[Charts and diagrams as code]
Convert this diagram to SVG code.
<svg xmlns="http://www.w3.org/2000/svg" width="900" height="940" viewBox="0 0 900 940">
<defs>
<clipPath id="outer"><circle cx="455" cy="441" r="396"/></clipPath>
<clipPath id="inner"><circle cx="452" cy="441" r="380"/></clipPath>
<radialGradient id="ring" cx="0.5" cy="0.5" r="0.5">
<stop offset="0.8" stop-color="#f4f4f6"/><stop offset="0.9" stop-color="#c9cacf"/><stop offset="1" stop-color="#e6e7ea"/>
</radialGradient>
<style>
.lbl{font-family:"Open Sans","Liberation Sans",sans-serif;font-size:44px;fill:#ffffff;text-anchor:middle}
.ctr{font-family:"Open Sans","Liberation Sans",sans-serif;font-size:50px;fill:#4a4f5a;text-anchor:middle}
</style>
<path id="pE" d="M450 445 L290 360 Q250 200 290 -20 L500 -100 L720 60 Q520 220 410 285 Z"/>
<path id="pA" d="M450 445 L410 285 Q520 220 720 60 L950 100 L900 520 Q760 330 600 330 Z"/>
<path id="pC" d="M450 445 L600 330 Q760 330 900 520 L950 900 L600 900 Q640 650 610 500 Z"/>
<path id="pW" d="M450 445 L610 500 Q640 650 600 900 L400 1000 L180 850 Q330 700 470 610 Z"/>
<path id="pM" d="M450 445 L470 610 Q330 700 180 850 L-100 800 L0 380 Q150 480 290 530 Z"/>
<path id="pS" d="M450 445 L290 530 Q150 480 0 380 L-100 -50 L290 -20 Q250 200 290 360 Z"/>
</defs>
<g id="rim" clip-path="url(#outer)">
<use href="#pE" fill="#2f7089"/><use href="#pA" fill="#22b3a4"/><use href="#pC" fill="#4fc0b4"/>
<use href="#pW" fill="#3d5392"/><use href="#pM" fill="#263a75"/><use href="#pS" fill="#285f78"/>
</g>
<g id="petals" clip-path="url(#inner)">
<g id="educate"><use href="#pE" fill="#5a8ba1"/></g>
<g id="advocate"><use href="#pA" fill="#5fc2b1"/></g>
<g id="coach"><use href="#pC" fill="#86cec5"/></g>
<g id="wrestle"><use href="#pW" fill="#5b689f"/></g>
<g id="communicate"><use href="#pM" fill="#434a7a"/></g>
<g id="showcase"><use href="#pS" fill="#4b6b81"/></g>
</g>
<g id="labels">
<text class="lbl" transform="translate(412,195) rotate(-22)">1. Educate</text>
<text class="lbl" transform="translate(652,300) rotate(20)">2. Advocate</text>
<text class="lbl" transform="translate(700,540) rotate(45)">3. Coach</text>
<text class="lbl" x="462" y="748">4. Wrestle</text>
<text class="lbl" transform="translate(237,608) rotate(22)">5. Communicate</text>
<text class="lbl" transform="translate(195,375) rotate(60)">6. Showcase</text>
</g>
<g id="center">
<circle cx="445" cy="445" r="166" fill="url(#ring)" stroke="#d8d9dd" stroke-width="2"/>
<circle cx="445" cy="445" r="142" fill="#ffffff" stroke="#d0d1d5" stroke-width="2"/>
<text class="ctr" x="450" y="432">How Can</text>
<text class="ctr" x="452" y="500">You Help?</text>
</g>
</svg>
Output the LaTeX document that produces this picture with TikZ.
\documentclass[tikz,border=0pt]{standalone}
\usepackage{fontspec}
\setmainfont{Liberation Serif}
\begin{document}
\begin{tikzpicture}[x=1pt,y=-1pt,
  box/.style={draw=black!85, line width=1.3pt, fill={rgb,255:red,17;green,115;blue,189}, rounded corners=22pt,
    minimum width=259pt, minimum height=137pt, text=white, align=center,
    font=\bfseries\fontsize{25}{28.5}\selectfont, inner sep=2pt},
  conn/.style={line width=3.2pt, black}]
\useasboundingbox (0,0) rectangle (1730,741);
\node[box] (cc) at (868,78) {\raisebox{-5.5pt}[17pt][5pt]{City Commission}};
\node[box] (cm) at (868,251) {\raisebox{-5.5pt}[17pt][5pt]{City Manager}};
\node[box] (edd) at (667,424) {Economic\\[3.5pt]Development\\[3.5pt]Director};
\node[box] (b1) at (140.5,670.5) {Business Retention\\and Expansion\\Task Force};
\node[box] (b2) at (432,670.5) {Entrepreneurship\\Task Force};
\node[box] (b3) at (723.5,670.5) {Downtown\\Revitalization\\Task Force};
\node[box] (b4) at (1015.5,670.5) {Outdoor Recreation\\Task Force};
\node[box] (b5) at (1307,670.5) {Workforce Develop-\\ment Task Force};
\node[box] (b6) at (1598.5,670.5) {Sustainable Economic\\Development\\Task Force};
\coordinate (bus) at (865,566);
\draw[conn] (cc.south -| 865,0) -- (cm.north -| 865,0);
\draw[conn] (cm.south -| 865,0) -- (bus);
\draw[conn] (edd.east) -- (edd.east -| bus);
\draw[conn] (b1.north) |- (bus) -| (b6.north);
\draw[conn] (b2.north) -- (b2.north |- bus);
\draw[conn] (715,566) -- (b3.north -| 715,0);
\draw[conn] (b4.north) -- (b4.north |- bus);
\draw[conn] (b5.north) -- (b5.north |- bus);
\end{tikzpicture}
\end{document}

Task directions => Copy out all of the records shown above exactly.

Exercise output =>
Convert this diagram to SVG code.
<svg xmlns="http://www.w3.org/2000/svg" width="900" height="940" viewBox="0 0 900 940">
<defs>
<clipPath id="outer"><circle cx="455" cy="441" r="396"/></clipPath>
<clipPath id="inner"><circle cx="452" cy="441" r="380"/></clipPath>
<radialGradient id="ring" cx="0.5" cy="0.5" r="0.5">
<stop offset="0.8" stop-color="#f4f4f6"/><stop offset="0.9" stop-color="#c9cacf"/><stop offset="1" stop-color="#e6e7ea"/>
</radialGradient>
<style>
.lbl{font-family:"Open Sans","Liberation Sans",sans-serif;font-size:44px;fill:#ffffff;text-anchor:middle}
.ctr{font-family:"Open Sans","Liberation Sans",sans-serif;font-size:50px;fill:#4a4f5a;text-anchor:middle}
</style>
<path id="pE" d="M450 445 L290 360 Q250 200 290 -20 L500 -100 L720 60 Q520 220 410 285 Z"/>
<path id="pA" d="M450 445 L410 285 Q520 220 720 60 L950 100 L900 520 Q760 330 600 330 Z"/>
<path id="pC" d="M450 445 L600 330 Q760 330 900 520 L950 900 L600 900 Q640 650 610 500 Z"/>
<path id="pW" d="M450 445 L610 500 Q640 650 600 900 L400 1000 L180 850 Q330 700 470 610 Z"/>
<path id="pM" d="M450 445 L470 610 Q330 700 180 850 L-100 800 L0 380 Q150 480 290 530 Z"/>
<path id="pS" d="M450 445 L290 530 Q150 480 0 380 L-100 -50 L290 -20 Q250 200 290 360 Z"/>
</defs>
<g id="rim" clip-path="url(#outer)">
<use href="#pE" fill="#2f7089"/><use href="#pA" fill="#22b3a4"/><use href="#pC" fill="#4fc0b4"/>
<use href="#pW" fill="#3d5392"/><use href="#pM" fill="#263a75"/><use href="#pS" fill="#285f78"/>
</g>
<g id="petals" clip-path="url(#inner)">
<g id="educate"><use href="#pE" fill="#5a8ba1"/></g>
<g id="advocate"><use href="#pA" fill="#5fc2b1"/></g>
<g id="coach"><use href="#pC" fill="#86cec5"/></g>
<g id="wrestle"><use href="#pW" fill="#5b689f"/></g>
<g id="communicate"><use href="#pM" fill="#434a7a"/></g>
<g id="showcase"><use href="#pS" fill="#4b6b81"/></g>
</g>
<g id="labels">
<text class="lbl" transform="translate(412,195) rotate(-22)">1. Educate</text>
<text class="lbl" transform="translate(652,300) rotate(20)">2. Advocate</text>
<text class="lbl" transform="translate(700,540) rotate(45)">3. Coach</text>
<text class="lbl" x="462" y="748">4. Wrestle</text>
<text class="lbl" transform="translate(237,608) rotate(22)">5. Communicate</text>
<text class="lbl" transform="translate(195,375) rotate(60)">6. Showcase</text>
</g>
<g id="center">
<circle cx="445" cy="445" r="166" fill="url(#ring)" stroke="#d8d9dd" stroke-width="2"/>
<circle cx="445" cy="445" r="142" fill="#ffffff" stroke="#d0d1d5" stroke-width="2"/>
<text class="ctr" x="450" y="432">How Can</text>
<text class="ctr" x="452" y="500">You Help?</text>
</g>
</svg>
Output the LaTeX document that produces this picture with TikZ.
\documentclass[tikz,border=0pt]{standalone}
\usepackage{fontspec}
\setmainfont{Liberation Serif}
\begin{document}
\begin{tikzpicture}[x=1pt,y=-1pt,
  box/.style={draw=black!85, line width=1.3pt, fill={rgb,255:red,17;green,115;blue,189}, rounded corners=22pt,
    minimum width=259pt, minimum height=137pt, text=white, align=center,
    font=\bfseries\fontsize{25}{28.5}\selectfont, inner sep=2pt},
  conn/.style={line width=3.2pt, black}]
\useasboundingbox (0,0) rectangle (1730,741);
\node[box] (cc) at (868,78) {\raisebox{-5.5pt}[17pt][5pt]{City Commission}};
\node[box] (cm) at (868,251) {\raisebox{-5.5pt}[17pt][5pt]{City Manager}};
\node[box] (edd) at (667,424) {Economic\\[3.5pt]Development\\[3.5pt]Director};
\node[box] (b1) at (140.5,670.5) {Business Retention\\and Expansion\\Task Force};
\node[box] (b2) at (432,670.5) {Entrepreneurship\\Task Force};
\node[box] (b3) at (723.5,670.5) {Downtown\\Revitalization\\Task Force};
\node[box] (b4) at (1015.5,670.5) {Outdoor Recreation\\Task Force};
\node[box] (b5) at (1307,670.5) {Workforce Develop-\\ment Task Force};
\node[box] (b6) at (1598.5,670.5) {Sustainable Economic\\Development\\Task Force};
\coordinate (bus) at (865,566);
\draw[conn] (cc.south -| 865,0) -- (cm.north -| 865,0);
\draw[conn] (cm.south -| 865,0) -- (bus);
\draw[conn] (edd.east) -- (edd.east -| bus);
\draw[conn] (b1.north) |- (bus) -| (b6.north);
\draw[conn] (b2.north) -- (b2.north |- bus);
\draw[conn] (715,566) -- (b3.north -| 715,0);
\draw[conn] (b4.north) -- (b4.north |- bus);
\draw[conn] (b5.north) -- (b5.north |- bus);
\end{tikzpicture}
\end{document}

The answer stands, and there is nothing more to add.